So, as those who are close to me know, I’m having a rough time at the moment with one thing & another. I”m very emotional, down, feeling very self-conscious and rubbish about my changed body and don’t really know where to put myself. There is a few main issues going on at the moment, some personal and some medical. I am constantly feeling ill and weak, don’t have the greatest appetite, feel sick a lot and don’t sleep anywhere near as much as I should. I purely can’t. It’s not that I don’t want to…My head just hits the pillow and it’s like instead of the light switching off, it goes on, to its brightest setting, and its like there’s a moth just flying round and round like it won’t leave me alone, everything goes round my head bugging me.

On a personal level, I won’t say much apart from break ups are hard. That point ended right there, because, to be quite honest, anybody reads this and people make their own judgements, so I won’t give any details apart from it was for the best. Never the less, it’s damn hard. I have had a hell of a year this past year, and the last thing I want is to be feeling rubbish and ill. Looks like I may be heading back to the doctors once again sooner than I thought, when I get the guts (no pun intended this time).

Life is just as “normal” as it gets I guess, all the drama, all the sad times, and hopefully more of the good times, with a stoma…A lot more of the good times I hope. I haven’t even had much of a taster of the good times yet compared to my whole life, I am hoping. Yes, I still get fed up of it some days, and wish I could parade around with my stomach on show, but then, that’s never been me, so I just remind myself that. There will become a day when I’ll just think “sod it all” and march round regardless like I’ve always wanted to, regardless of who points or stares or passes a comment. Until then, I don’t have the confidence. I was getting there with my confidence, but it has been severely knocked recently. It is horrible. Some days I feel like I just want to give up… But I keep reminding myself that I’ve come so far..Just a pity anyone has to go through such hell in the first place.

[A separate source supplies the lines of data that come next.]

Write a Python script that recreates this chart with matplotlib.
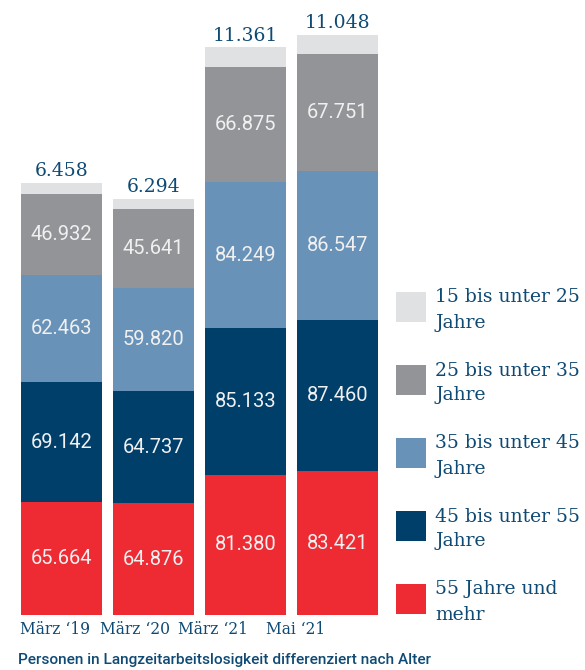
import numpy as np
import matplotlib
matplotlib.use('Agg')
import matplotlib.pyplot as plt
from matplotlib.patches import Rectangle

# data (Personen, Tausender-Punkt als Trennzeichen in den Labels)
categories = ['März \u201819', 'März \u201820', 'März \u201821', 'Mai \u201821']
age_groups = ['15 bis unter 25\nJahre', '25 bis unter 35\nJahre', '35 bis unter 45\nJahre',
              '45 bis unter 55\nJahre', '55 Jahre und\nmehr']
# stacked from bottom to top
age_55_plus = [65664, 64876, 81380, 83421]
age_45_55 = [69142, 64737, 85133, 87460]
age_35_45 = [62463, 59820, 84249, 86547]
age_25_35 = [46932, 45641, 66875, 67751]
age_15_25 = [6458, 6294, 11361, 11048]

navy = '#0f4a74'
colors = {'55': '#ee2a33', '45': '#013f6b', '35': '#6892b8', '25': '#939498', '15': '#e0e1e3'}
serif = ['DejaVu Serif']


def fmt(v):
    return f'{v:,}'.replace(',', '.')


fig = plt.figure(figsize=(5.85, 6.7), dpi=100)
ax = fig.add_axes([15.5 / 585, 55 / 670, 368 / 585, 586.5 / 670])

x = np.arange(len(categories))
series = [('55', age_55_plus), ('45', age_45_55), ('35', age_35_45),
          ('25', age_25_35), ('15', age_15_25)]
bottom = np.zeros(len(categories))
for key, vals in series:
    vals = np.array(vals, dtype=float)
    ax.bar(x, vals, width=0.88, bottom=bottom, color=colors[key], linewidth=0)
    if key != '15':
        for xi, b, v in zip(x, bottom, vals):
            ax.text(xi, b + v / 2, fmt(int(v)), ha='center', va='center',
                    color='#f0f0f0', fontsize=14.5, family='Roboto')
    bottom += vals

# top labels (15 bis unter 25)
for xi, tot, v in zip(x, bottom, age_15_25):
    ax.annotate(fmt(v), (xi, tot), xytext=(0, 5), textcoords='offset points',
                ha='center', va='baseline', color=navy, fontsize=13.5, family=serif)

ax.set_xlim(-0.5, 3.5)
ax.set_ylim(0, 340000)
ax.axis('off')

# category labels (sit slightly left of bar centres in the original)
tick_shift = [-0.07, -0.20, -0.35, -0.46]
for xi, s, lab in zip(x, tick_shift, categories):
    ax.text(xi + s, -3500, lab, ha='center', va='top', color=navy,
            fontsize=11.2, family=serif)

# legend
legend_keys = ['15', '25', '35', '45', '55']
for i, (key, lab) in enumerate(zip(legend_keys, age_groups)):
    yc = 1 - (307 + i * 73) / 670
    fig.patches.append(Rectangle((396 / 585, yc - 15 / 670), 30 / 585, 30 / 670,
                                 transform=fig.transFigure, color=colors[key], lw=0))
    fig.text(435 / 585, yc - 3 / 670, lab, ha='left', va='center', color=navy,
             fontsize=13.5, family=serif, linespacing=1.5)

fig.text(18 / 585, 1 - 664 / 670, 'Personen in Langzeitarbeitslosigkeit differenziert nach Alter',
         ha='left', va='baseline', color=navy, fontsize=11.1, family='Roboto', fontweight='medium')

fig.savefig('out.png', dpi=100)
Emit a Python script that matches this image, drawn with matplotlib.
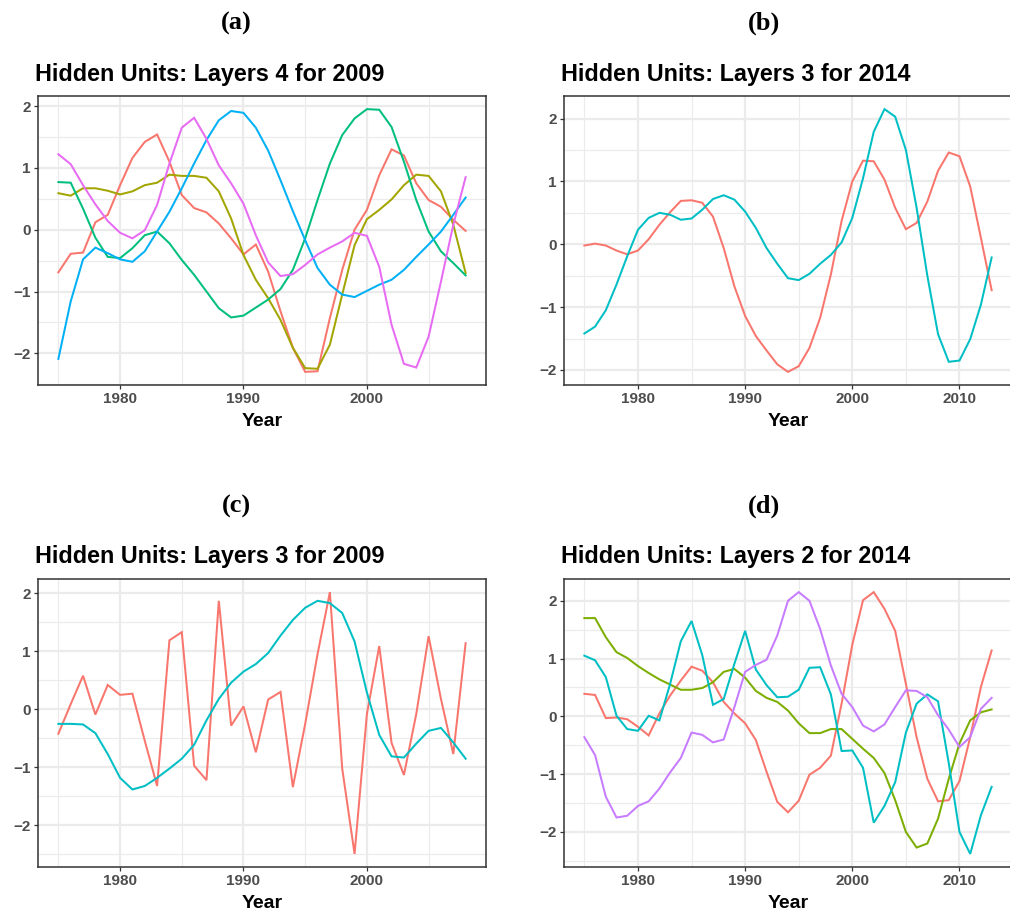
import numpy as np
import matplotlib
matplotlib.use("Agg")
import matplotlib.pyplot as plt

# ---------------------------------------------------------------- data
years_a = list(range(1975, 2009))   # panels (a) and (c)
years_b = list(range(1975, 2014))   # panels (b) and (d)

# (a) Hidden units, 4 layers, 2009
a_unit1 = [-0.69, -0.39, -0.37, 0.12, 0.24, 0.72, 1.16, 1.42, 1.54, 1.10, 0.56, 0.35,
           0.28, 0.10, -0.14, -0.40, -0.24, -0.68, -1.32, -1.91, -2.30, -2.29, -1.43,
           -0.65, 0.00, 0.32, 0.88, 1.30, 1.20, 0.75, 0.48, 0.37, 0.16, -0.02]
a_unit2 = [0.59, 0.55, 0.67, 0.67, 0.63, 0.57, 0.62, 0.72, 0.76, 0.89, 0.87, 0.87,
           0.84, 0.62, 0.18, -0.41, -0.81, -1.11, -1.46, -1.91, -2.24, -2.25, -1.86,
           -1.05, -0.25, 0.17, 0.32, 0.49, 0.72, 0.89, 0.87, 0.62, 0.08, -0.70]
a_unit3 = [0.77, 0.76, 0.34, -0.13, -0.44, -0.46, -0.30, -0.09, -0.03, -0.22, -0.49,
           -0.73, -1.00, -1.27, -1.42, -1.39, -1.26, -1.13, -0.96, -0.65, -0.14, 0.48,
           1.07, 1.53, 1.80, 1.95, 1.94, 1.66, 1.10, 0.48, -0.03, -0.35, -0.54, -0.74]
a_unit4 = [-2.09, -1.16, -0.48, -0.29, -0.38, -0.48, -0.52, -0.35, -0.03, 0.29, 0.67,
           1.07, 1.45, 1.77, 1.92, 1.89, 1.65, 1.28, 0.80, 0.30, -0.17, -0.62, -0.89,
           -1.05, -1.09, -0.99, -0.89, -0.81, -0.65, -0.44, -0.24, -0.03, 0.24, 0.52]
a_unit5 = [1.22, 1.06, 0.72, 0.41, 0.14, -0.05, -0.14, -0.01, 0.40, 1.07, 1.65, 1.81,
           1.47, 1.04, 0.75, 0.42, -0.09, -0.53, -0.75, -0.72, -0.57, -0.40, -0.29,
           -0.19, -0.05, -0.10, -0.60, -1.54, -2.17, -2.23, -1.73, -0.84, 0.08, 0.85]

# (b) Hidden units, 3 layers, 2014
b_unit1 = [-0.02, 0.01, -0.02, -0.10, -0.16, -0.10, 0.08, 0.31, 0.51, 0.69, 0.70, 0.66,
           0.44, -0.06, -0.67, -1.14, -1.46, -1.69, -1.91, -2.03, -1.94, -1.65, -1.17,
           -0.48, 0.37, 1.00, 1.33, 1.32, 1.03, 0.58, 0.24, 0.34, 0.68, 1.17, 1.46,
           1.40, 0.92, 0.10, -0.73]
b_unit2 = [-1.42, -1.31, -1.05, -0.64, -0.19, 0.23, 0.42, 0.50, 0.47, 0.39, 0.41, 0.55,
           0.72, 0.78, 0.71, 0.52, 0.26, -0.06, -0.31, -0.54, -0.57, -0.47, -0.31,
           -0.17, 0.03, 0.42, 1.05, 1.79, 2.15, 2.03, 1.50, 0.58, -0.50, -1.43, -1.87,
           -1.85, -1.51, -0.96, -0.21]

# (c) Hidden units, 3 layers, 2009
c_unit1 = [-0.42, 0.09, 0.58, -0.09, 0.42, 0.25, 0.27, -0.54, -1.32, 1.19, 1.33, -0.97,
           -1.22, 1.87, -0.28, 0.05, -0.74, 0.17, 0.30, -1.34, -0.25, 0.95, 2.02, -1.02,
           -2.49, -0.08, 1.09, -0.58, -1.13, -0.08, 1.26, 0.18, -0.77, 1.14]
c_unit2 = [-0.25, -0.25, -0.26, -0.41, -0.77, -1.18, -1.38, -1.32, -1.18, -1.02, -0.85,
           -0.61, -0.19, 0.18, 0.46, 0.65, 0.78, 0.97, 1.27, 1.54, 1.75, 1.87, 1.83,
           1.66, 1.17, 0.29, -0.44, -0.81, -0.83, -0.59, -0.37, -0.32, -0.57, -0.85]

# (d) Hidden units, 2 layers, 2014
d_unit1 = [0.39, 0.37, -0.03, -0.02, -0.05, -0.18, -0.33, 0.05, 0.36, 0.62, 0.86, 0.79,
           0.59, 0.25, 0.05, -0.12, -0.41, -0.96, -1.48, -1.66, -1.46, -1.01, -0.89,
           -0.68, 0.22, 1.24, 2.01, 2.15, 1.86, 1.48, 0.56, -0.36, -1.08, -1.47, -1.45,
           -1.12, -0.36, 0.51, 1.14]
d_unit2 = [1.70, 1.70, 1.37, 1.11, 1.01, 0.87, 0.75, 0.64, 0.55, 0.46, 0.46, 0.49, 0.59,
           0.77, 0.82, 0.67, 0.44, 0.32, 0.25, 0.10, -0.12, -0.29, -0.29, -0.22, -0.22,
           -0.39, -0.56, -0.72, -0.98, -1.45, -2.00, -2.27, -2.20, -1.77, -1.08, -0.47,
           -0.07, 0.07, 0.12]
d_unit3 = [1.05, 0.97, 0.68, 0.01, -0.22, -0.25, 0.01, -0.07, 0.56, 1.30, 1.65, 1.06,
           0.20, 0.30, 0.91, 1.48, 0.81, 0.54, 0.33, 0.34, 0.46, 0.84, 0.85, 0.38,
           -0.60, -0.59, -0.89, -1.84, -1.55, -1.14, -0.28, 0.22, 0.38, 0.26, -0.81,
           -2.00, -2.38, -1.71, -1.22]
d_unit4 = [-0.36, -0.67, -1.39, -1.75, -1.72, -1.55, -1.47, -1.25, -0.97, -0.72, -0.28,
           -0.32, -0.45, -0.40, 0.16, 0.77, 0.89, 0.98, 1.40, 2.00, 2.15, 2.00, 1.51,
           0.88, 0.39, 0.16, -0.16, -0.26, -0.14, 0.16, 0.45, 0.44, 0.33, 0.02, -0.23,
           -0.53, -0.36, 0.13, 0.32]

panel_labels = ["(a)", "(b)", "(c)", "(d)"]
titles = ["Hidden Units: Layers 4 for 2009", "Hidden Units: Layers 3 for 2014",
          "Hidden Units: Layers 3 for 2009", "Hidden Units: Layers 2 for 2014"]
x_label = "Year"
y_ticks = [-2, -1, 0, 1, 2]
x_ticks_short = [1980, 1990, 2000]
x_ticks_long = [1980, 1990, 2000, 2010]

# ggplot2 default hue palettes
hue2 = ["#F8766D", "#00BFC4"]
hue4 = ["#F8766D", "#7CAE00", "#00BFC4", "#C77CFF"]
hue5 = ["#F8766D", "#A3A500", "#00BF7D", "#00B0F6", "#E76BF3"]

# ---------------------------------------------------------------- figure
W, H = 1010, 916
fig = plt.figure(figsize=(W / 100, H / 100), dpi=100)
fig.patch.set_facecolor("white")

SANS = ["Liberation Sans", "DejaVu Sans"]
SERIF = ["Liberation Serif", "DejaVu Serif"]


def add_panel(box, years, series, colors, xticks, title, label, label_x):
    left, right, top, bottom = box
    ax = fig.add_axes([left / W, 1 - bottom / H, (right - left) / W, (bottom - top) / H])
    for vals, col in zip(series, colors):
        ax.plot(years, vals, color=col, lw=1.45, solid_joinstyle="miter", zorder=3)

    # ggplot-style 5% expansion
    ymin = min(min(s) for s in series)
    ymax = max(max(s) for s in series)
    dy = (ymax - ymin) * 0.05
    dx = (years[-1] - years[0]) * 0.05
    ax.set_xlim(years[0] - dx, years[-1] + dx)
    ax.set_ylim(ymin - dy, ymax + dy)

    ax.set_xticks(xticks)
    ax.set_yticks(y_ticks)
    xminor = [v + 5 for v in range(1960, 2030, 10)]
    ax.set_xticks([v for v in xminor if years[0] - dx < v < years[-1] + dx], minor=True)
    ax.set_yticks([v + 0.5 for v in range(-4, 4)
                   if ymin - dy < v + 0.5 < ymax + dy], minor=True)

    ax.grid(which="major", color="#EBEBEB", lw=1.6, zorder=0)
    ax.grid(which="minor", color="#EBEBEB", lw=0.8, zorder=0)
    ax.set_axisbelow(True)

    for sp in ax.spines.values():
        sp.set_color("#333333")
        sp.set_linewidth(1.1)

    ax.tick_params(which="major", length=3.0, width=0.9, color="#333333",
                   pad=2.2, labelsize=11, labelcolor="#4D4D4D")
    ax.tick_params(which="minor", length=0)
    for t in ax.get_xticklabels() + ax.get_yticklabels():
        t.set_fontfamily(SANS)
        t.set_fontweight("bold")

    cx = (left + right) / 2
    fig.text(cx / W, 1 - (bottom + 37) / H, x_label, ha="center", va="center",
             fontsize=14, fontweight="bold", family=SANS, color="black")
    fig.text((left - 3) / W, 1 - (top - 22) / H, title, ha="left", va="center",
             fontsize=16.8, fontweight="bold", family=SANS, color="black")
    fig.text(label_x / W, 1 - (top - 73) / H, label, ha="center", va="center",
             fontsize=19, fontweight="bold", family=SERIF, color="black")
    return ax


add_panel((38, 486, 96, 385), years_a,
          [a_unit1, a_unit2, a_unit3, a_unit4, a_unit5], hue5,
          x_ticks_short, titles[0], panel_labels[0], 236)
add_panel((564, 1012, 96, 385), years_b,
          [b_unit1, b_unit2], hue2,
          x_ticks_long, titles[1], panel_labels[1], 764)
add_panel((38, 486, 579, 867), years_a,
          [c_unit1, c_unit2], hue2,
          x_ticks_short, titles[2], panel_labels[2], 236)
add_panel((564, 1012, 579, 867), years_b,
          [d_unit1, d_unit2, d_unit3, d_unit4], hue4,
          x_ticks_long, titles[3], panel_labels[3], 764)

fig.savefig("out.png", dpi=100, facecolor="white")
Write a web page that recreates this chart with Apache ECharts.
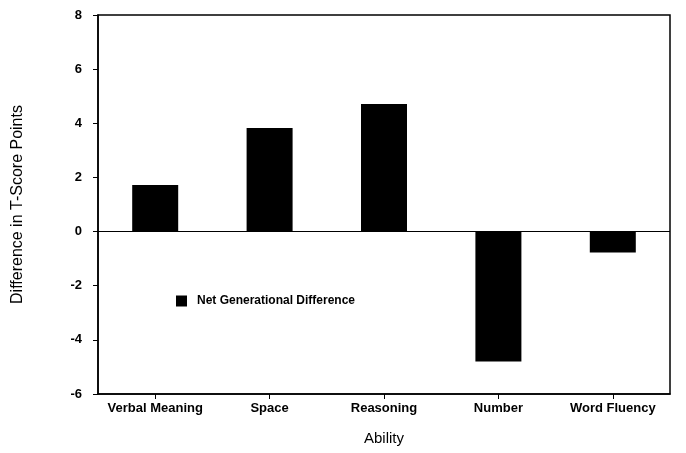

I suffer from depression also. It’s a pain in the arse. No pun intended, again, man I’m good at this. I should be a comedian or something, not. I just seriously am not in the mood for any rubbish right now, I just need to know it will be all okay. For once, I want someone to stick around, and trust me to stick around too 😦

Truth is, right now, I’m really struggling. So if I appear quiet or short, I’m sorry, it’s not personal. I’m just going to have the guts here to say: Yes, I’m finding things very very hard, and I don’t know how much longer I can stand this… Just hope things get better, very soon. I surely deserve some happiness, right?